From 1942 to 1945 Bohrod was an artist correspondent for the United States Army Corps of Engineers, and for Life magazine, working in both the Pacific and European theaters of World War II. He continued to do illustration work for major popular periodical such as Life, Fortune, Coronet, and covers for Time. In 1948 Bohrod succeeded John Steuart Curry as Artist in Residence at the University of Wisconsin, Madison.
By the late 1940s Bohrod was said to have more honors and awards than any other painter of his age in the country. Among these were Guggenheim fellowships, 1936 and 1937; numerous prizes conveyed in exhibitions at the Art Institute of Chicago; an honorable mention in the Carnegie Institute International, Pittsburgh, 1939; prizes for watercolors from the California Water Color Society, 1940, and from the Pennsylvania Academy of the Fine Arts, 1942; and the Clark Silver Medal in the Corcoran Gallery of Art, Washington, D. C., Biennial, 1943. A frequent exhibitor in Academy annual exhibitions, Bohrod has received the Academy's Saltus Gold Medal, 1961, and Kirk Memorial Prize, 1965. In 1969 the Wisconsin Governor's Award for Achievement in the Fine Arts was conveyed upon him.

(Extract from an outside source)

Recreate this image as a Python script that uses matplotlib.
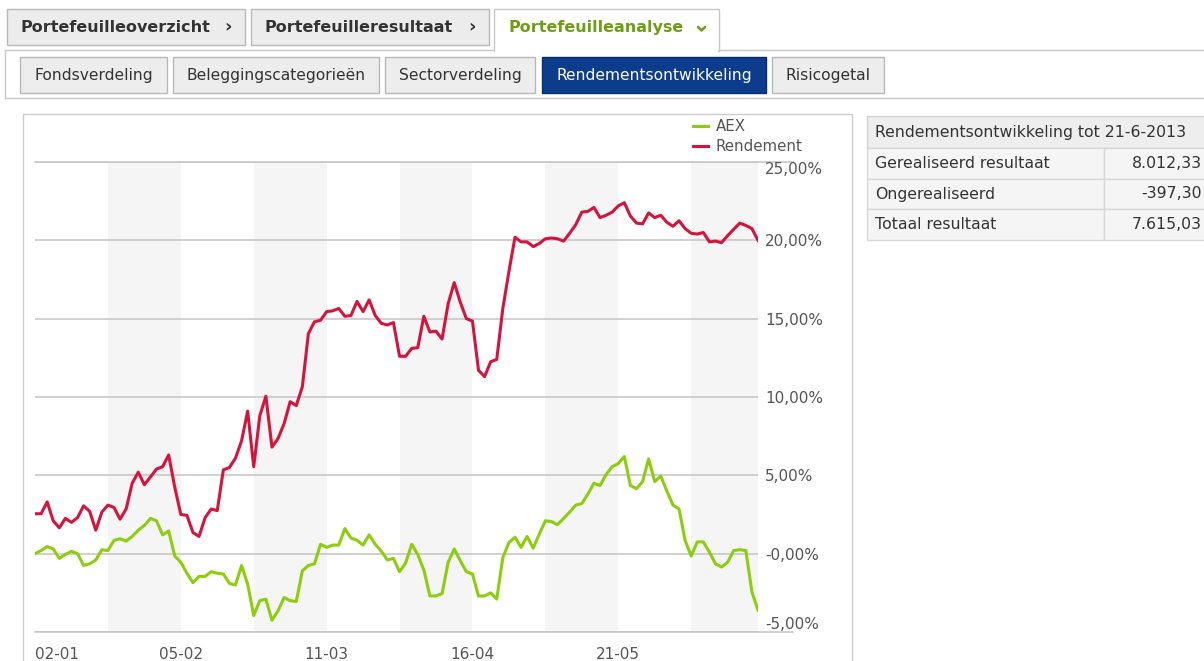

Bohrod's choice of subject matter was initially dominated by city scenes of city streets and the figures the populated them, their realism somewhat distorted to heighten their characteristic bleakness of aspect. However, in the mid-1950s he turned to concentration on still life subjects, in a style akin to trompe l'oeil, but with an exaggeration the reality of appearances and idiosyncracy in juxtaposition of objects suggestive of surrealism.